The rally started at the Diridon Station is the front entrance of the Amtrak and Caltrain train station. Family and friends arrived early to show their support. They were joined by other folks that shared their same concerns for the future.

Andrea Meza Flores, Times Staff

The co-founder of the San Jose Climate movement, Cindy Badralah explained that it wasn’t hard to form this group and later movement.
“Around Feb. of last year, I was scrolling through Twitter and then I found a link to the National Youth Climate Strike’s website. I clicked on it, there was a whole guide for how to start a whole hub in our area. And we went from 3 to local volunteers and supporters to over 100 people in our team,” said Badralah.

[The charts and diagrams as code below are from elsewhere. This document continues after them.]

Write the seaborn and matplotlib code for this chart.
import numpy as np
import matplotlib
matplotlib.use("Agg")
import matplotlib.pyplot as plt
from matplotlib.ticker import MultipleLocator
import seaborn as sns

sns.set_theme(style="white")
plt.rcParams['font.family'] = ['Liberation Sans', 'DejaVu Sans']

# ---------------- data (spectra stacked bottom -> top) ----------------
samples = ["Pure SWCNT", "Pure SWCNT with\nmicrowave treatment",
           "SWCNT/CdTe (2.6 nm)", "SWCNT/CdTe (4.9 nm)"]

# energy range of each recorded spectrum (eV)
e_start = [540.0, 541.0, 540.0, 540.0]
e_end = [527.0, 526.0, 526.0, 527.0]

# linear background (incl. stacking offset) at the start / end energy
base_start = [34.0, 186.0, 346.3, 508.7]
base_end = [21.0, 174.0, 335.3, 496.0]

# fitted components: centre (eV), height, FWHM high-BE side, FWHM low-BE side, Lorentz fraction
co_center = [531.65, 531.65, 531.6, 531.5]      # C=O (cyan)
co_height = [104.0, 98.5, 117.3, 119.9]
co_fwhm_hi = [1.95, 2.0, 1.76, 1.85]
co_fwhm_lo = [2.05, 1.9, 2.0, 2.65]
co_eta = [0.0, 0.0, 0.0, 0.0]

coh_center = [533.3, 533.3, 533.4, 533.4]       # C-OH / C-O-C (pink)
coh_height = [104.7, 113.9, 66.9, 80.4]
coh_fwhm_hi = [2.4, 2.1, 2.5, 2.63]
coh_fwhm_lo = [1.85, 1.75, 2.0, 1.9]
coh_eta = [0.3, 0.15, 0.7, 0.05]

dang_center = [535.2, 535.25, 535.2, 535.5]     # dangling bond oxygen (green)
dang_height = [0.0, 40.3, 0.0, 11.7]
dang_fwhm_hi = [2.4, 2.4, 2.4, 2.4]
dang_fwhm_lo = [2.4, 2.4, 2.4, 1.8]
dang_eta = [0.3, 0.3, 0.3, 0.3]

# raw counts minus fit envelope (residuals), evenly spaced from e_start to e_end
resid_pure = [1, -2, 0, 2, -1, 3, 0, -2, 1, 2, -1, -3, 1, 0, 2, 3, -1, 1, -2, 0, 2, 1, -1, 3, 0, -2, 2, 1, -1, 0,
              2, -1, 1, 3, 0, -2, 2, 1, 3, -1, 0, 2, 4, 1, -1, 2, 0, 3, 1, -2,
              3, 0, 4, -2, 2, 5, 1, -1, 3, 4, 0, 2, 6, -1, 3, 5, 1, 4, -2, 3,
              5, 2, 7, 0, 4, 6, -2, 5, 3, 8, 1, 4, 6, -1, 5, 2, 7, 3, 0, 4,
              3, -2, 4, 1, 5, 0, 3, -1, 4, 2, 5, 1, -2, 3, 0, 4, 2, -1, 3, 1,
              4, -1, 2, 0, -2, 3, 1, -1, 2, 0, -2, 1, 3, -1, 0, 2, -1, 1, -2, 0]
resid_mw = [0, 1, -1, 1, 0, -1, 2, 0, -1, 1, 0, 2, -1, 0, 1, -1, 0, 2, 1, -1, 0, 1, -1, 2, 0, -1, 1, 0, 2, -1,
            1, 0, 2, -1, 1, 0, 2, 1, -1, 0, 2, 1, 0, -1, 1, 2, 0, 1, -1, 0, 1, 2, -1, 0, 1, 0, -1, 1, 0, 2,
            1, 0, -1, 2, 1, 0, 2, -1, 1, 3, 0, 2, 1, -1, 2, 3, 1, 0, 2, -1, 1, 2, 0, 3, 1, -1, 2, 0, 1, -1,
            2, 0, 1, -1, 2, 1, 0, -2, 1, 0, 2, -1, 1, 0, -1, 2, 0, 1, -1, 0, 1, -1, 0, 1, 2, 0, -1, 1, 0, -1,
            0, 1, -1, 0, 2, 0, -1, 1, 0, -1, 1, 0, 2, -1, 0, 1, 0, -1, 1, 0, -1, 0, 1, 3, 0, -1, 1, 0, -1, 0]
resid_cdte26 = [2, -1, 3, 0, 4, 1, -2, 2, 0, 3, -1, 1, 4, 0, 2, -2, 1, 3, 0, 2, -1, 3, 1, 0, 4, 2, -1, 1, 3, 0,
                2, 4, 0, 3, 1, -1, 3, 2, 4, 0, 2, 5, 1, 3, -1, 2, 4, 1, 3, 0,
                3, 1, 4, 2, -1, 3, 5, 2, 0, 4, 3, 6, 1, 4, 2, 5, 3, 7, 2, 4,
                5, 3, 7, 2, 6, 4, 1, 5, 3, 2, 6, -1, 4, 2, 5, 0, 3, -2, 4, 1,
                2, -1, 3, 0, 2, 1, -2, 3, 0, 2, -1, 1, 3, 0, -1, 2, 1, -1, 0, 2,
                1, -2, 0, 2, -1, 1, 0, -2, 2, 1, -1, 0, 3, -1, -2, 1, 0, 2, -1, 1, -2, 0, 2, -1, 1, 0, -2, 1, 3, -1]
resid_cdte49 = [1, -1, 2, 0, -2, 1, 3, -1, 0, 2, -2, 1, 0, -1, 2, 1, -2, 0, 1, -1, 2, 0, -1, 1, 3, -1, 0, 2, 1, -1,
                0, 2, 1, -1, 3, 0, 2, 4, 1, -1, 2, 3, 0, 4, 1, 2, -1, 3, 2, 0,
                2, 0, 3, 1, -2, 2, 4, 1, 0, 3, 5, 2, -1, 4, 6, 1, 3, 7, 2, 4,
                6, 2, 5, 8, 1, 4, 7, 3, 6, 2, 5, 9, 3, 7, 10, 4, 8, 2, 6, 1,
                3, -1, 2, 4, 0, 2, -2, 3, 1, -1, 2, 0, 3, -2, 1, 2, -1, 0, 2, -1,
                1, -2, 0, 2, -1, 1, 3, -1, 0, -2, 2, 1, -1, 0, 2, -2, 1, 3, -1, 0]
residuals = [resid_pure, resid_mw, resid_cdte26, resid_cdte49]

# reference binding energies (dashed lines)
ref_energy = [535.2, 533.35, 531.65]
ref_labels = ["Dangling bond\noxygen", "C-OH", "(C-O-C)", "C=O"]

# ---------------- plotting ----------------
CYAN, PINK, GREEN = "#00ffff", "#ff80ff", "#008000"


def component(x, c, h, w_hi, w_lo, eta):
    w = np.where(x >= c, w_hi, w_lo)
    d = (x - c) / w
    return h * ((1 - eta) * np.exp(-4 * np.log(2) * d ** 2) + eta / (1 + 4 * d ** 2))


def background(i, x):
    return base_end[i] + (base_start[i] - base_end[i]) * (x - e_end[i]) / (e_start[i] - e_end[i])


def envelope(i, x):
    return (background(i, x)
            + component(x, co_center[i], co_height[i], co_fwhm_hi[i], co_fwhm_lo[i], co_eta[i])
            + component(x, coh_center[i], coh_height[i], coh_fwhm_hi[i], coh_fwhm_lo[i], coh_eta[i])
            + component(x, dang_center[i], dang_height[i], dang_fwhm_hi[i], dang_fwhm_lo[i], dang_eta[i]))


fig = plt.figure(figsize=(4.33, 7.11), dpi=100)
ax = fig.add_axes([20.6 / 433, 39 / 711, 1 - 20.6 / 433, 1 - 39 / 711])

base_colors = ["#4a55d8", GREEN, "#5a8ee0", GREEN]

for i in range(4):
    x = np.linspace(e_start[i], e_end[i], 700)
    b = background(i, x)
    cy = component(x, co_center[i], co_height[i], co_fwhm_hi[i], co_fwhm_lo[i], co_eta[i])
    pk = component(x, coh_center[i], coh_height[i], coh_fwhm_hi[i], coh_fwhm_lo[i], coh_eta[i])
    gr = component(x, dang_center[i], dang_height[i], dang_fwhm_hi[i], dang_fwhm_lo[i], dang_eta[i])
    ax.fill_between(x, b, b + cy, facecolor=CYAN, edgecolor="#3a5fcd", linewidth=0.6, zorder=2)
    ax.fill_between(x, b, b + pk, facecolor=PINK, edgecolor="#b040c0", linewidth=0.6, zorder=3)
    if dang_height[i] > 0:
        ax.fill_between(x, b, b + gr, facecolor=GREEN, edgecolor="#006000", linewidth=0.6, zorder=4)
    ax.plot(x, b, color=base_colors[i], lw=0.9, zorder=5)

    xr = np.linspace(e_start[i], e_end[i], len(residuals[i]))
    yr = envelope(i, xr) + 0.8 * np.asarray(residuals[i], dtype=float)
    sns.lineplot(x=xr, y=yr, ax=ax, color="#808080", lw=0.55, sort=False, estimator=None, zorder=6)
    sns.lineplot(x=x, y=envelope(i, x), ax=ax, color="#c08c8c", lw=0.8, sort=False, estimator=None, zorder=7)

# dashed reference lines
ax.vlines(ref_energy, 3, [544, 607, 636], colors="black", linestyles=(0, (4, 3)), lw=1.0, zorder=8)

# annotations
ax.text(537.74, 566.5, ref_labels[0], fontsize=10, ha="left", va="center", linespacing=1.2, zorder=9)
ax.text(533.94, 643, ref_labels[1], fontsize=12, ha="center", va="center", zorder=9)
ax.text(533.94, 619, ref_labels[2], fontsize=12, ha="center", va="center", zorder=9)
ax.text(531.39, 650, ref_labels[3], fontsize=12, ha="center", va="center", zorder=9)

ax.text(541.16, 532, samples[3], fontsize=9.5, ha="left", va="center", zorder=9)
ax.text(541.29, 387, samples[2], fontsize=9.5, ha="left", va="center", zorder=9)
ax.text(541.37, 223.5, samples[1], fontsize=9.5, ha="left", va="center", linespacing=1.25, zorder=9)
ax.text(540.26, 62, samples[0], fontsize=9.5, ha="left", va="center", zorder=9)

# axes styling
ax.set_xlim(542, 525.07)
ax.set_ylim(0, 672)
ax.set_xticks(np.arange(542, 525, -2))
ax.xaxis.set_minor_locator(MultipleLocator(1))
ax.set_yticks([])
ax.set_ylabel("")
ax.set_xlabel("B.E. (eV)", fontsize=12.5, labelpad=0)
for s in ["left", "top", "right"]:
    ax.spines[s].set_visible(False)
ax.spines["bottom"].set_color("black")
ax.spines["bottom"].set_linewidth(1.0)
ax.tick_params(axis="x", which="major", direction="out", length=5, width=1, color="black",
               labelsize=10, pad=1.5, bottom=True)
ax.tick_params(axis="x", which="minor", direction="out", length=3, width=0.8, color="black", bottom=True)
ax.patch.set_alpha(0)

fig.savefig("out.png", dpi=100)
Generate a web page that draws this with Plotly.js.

Andrea Meza Flores, Times Staff

It’s not hard to see how this group got traction so fast here on San José. Being that this is an issue that affects us all, Tina—an event goer—said, “I’ve been protesting for things…for quite a while, since I was a teenager. And I really am upset with all the stuff that is going on in our country right now, one of them being the lack of believing in climate change…the evidence is all around us…and we have government that’s just sitting on their hinnies and not doing anything”.
She isn’t the only one who knows how important this issue is in the large scale.
A 2nd year student from San Jose State University, Christian said, “I mean this is a crisis that’s not really discriminating, it’s a world-wide problem that won’t just impact us but everyone around us around the world. And it’s crucial that we act now before you know future generations…are more negatively impacted than we currently are now”.
As an environmental studies student, he recognizes how important these movements can be to the community. Although he mentioned how depressing the news can be about the effects we have on the environment, it’s rallies like these that raise his spirits up.
While a great majority of people coming to the march wanted to bring awareness to this issues, there were still those that came to volunteer their time to make sure that things still went smoothly. “Peace ambassadors” as they are called helped the participants with crosswalks, provided water, etc.

Andrea Meza Flores, Times Staff

One such ambassador was Calia Cammer. “I think it’s really important that the youth are taking the lead…but they ask for other adults to come and walk along side to help facilitate the walk. And so I signed up to do that,” said Cammer.
More people continued to grow, even while leaving the Diridon station. With support from the honking cars, and cheers from random passerby, the rally got its message out. Once they reached their finishing point, City Hall, there were booths there to show people ways to change their livelihoods to be more ecofriendly.
All around the event various people held up signs to show how climate change cannot be ignored and that everyone needs to do their part in stopping it. Some offered solutions.
One of such solutions was veganism. There was an interesting minority where veganism was recommended to mitigate this issue since the consumption of meat negatively affect our environment through its production and distribution. There were also people handing out flyers on why socialism was the way to go.
With the growing concern for the environment, there will be more marches like this in the future.